Melchor Cano falleció prematuramente en el convento de San Pedro Mártir, en Toledo, el 30 de septiembre de 1560. Decimos de forma prematura porque antes de morir había expresado su intención de escribir dos libros más sobre los lugares teológicos para, de esta forma, continuar su particular cruzada contra lo que él consideraba simples supersticiones y una forma irracional de comprender la naturaleza de Dios. Solo la muerte le impidió completar con éxito este nuevo trabajo.

Domingo de Soto y la ley de la gravedad

La Escuela de la Salamanca alcanzó altas cotas con el también dominico Domingo de Soto, defensor del libre arbitrio y estudioso de la obra de Aristóteles. Este teólogo español, confesor de Carlos V, fue el primero en establecer que un cuerpo en caída libre sufría una aceleración constante, siendo su pensamiento clave a la hora de comprender el posterior estudio de la gravedad realizado por Galileo y Newton. Del mimo modo, analizó numerosos problemas económicos, como la determinación del precio justo, los problemas de la usura y la actividad mercantil. Esta labor fue continuada por Martín de Azpilicueta, autor de numerosos ensayos sobre teología moral y precursor, junto a otros pensadores de la Escuela, de la economía clásica del siglo XVIII, cuyos principales exponentes fueron Adam Smith y David Ricardo.

Desgraciadamente, las advertencias y propuestas económicas de los pensadores de la Escuela de Salamanca cayeron en saco roto y fueron ignoradas por sucesivos gobiernos españoles, cuya nefasta política económica terminó arruinando al reino y sumiendo al país en la más absoluta pobreza, generando entre los españoles un profundo sentimiento de pesimismo y desengaño del que derivó una actitud irónica ante la vida. La visión pesimista la encontramos en autores de la talla de Baltasar Gracián y Francisco de Quevedo, quien se lamenta de la decadencia de España debido a la acción de los enemigos extranjeros y, sobre todo, por la negligencia de los propios españoles.

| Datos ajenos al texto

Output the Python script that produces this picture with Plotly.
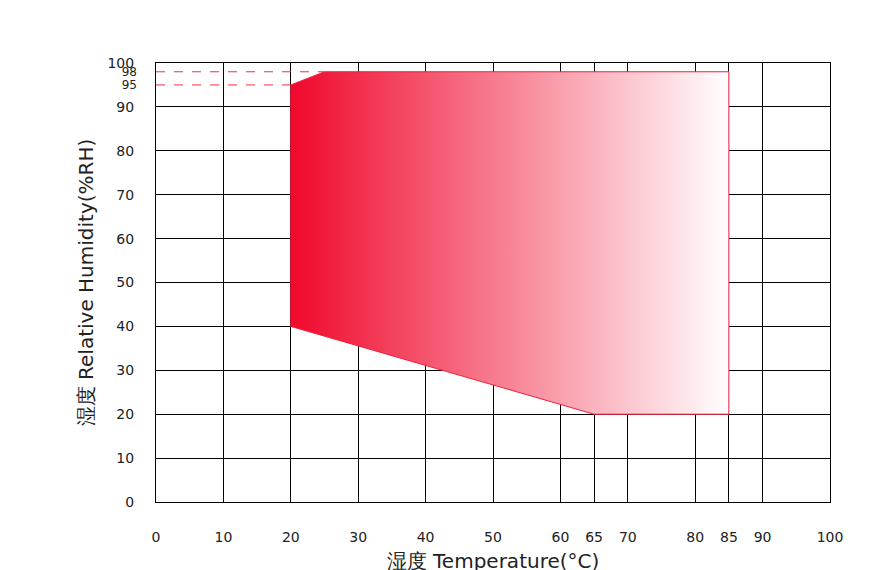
import plotly.graph_objects as go

region_t = [20, 20, 25, 85, 85, 65, 20]
region_h = [40, 95, 98, 98, 20, 20, 40]
x_ticks = [0, 10, 20, 30, 40, 50, 60, 65, 70, 80, 85, 90, 100]
y_ticks = [0, 10, 20, 30, 40, 50, 60, 70, 80, 90, 100]
y_extra = [95, 98]
dash_x = [[0, 20], [0, 25]]

fig = go.Figure()
fig.add_trace(go.Scatter(x=region_t, y=region_h, fill="toself", mode="lines",
    line=dict(color="#f0203c", width=1),
    fillgradient=dict(type="horizontal", colorscale=[[0, "#f0082c"], [1, "#ffffff"]]),
    showlegend=False, hoverinfo="skip"))
for xs, yv in zip(dash_x, y_extra):
    fig.add_trace(go.Scatter(x=xs, y=[yv, yv], mode="lines",
        line=dict(color="#f03040", width=1, dash="dash"), showlegend=False))
fig.add_trace(go.Scatter(x=[None], y=[None], yaxis="y2", showlegend=False))

font = dict(family="DejaVu Sans", size=14, color="#222")
fig.update_layout(
    width=885, height=570, plot_bgcolor="white", paper_bgcolor="white",
    margin=dict(l=148, r=63, t=55, b=76), font=font,
    xaxis=dict(range=[0, 100], tickvals=x_ticks, showgrid=True, gridcolor="black",
               gridwidth=1, showline=True, linecolor="black", mirror=True, zeroline=False,
               ticks="", ticklabelstandoff=22, automargin=False,
               title=dict(text="湿度 Temperature(°C)", font=dict(size=20), standoff=10)),
    yaxis=dict(range=[0, 100], tickvals=y_ticks, showgrid=True, gridcolor="black",
               gridwidth=1, showline=True, linecolor="black", mirror=True, zeroline=False,
               ticks="", ticklabelstandoff=18, automargin=False,
               title=dict(text="湿度 Relative Humidity(%RH)", font=dict(size=20), standoff=8)),
    yaxis2=dict(range=[0, 100], tickvals=y_extra, overlaying="y", side="left",
                showgrid=False, ticks="", ticklabelstandoff=18, showline=False,
                zeroline=False, automargin=False, tickfont=dict(size=12)),
)
fig.write_html("out.html")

Su desasosiego e inconformismo por el presente y la nostalgia por un pasado glorioso, unido a su intenso patriotismo, le llevó a manifestar confianza en un futuro memorable para el reino: «Será tierra teatro de sus victorias; será el mar campaña de sus trofeos, el cielo será templo en cuya bóveda resplandeciente vuelque sus católicos despojos».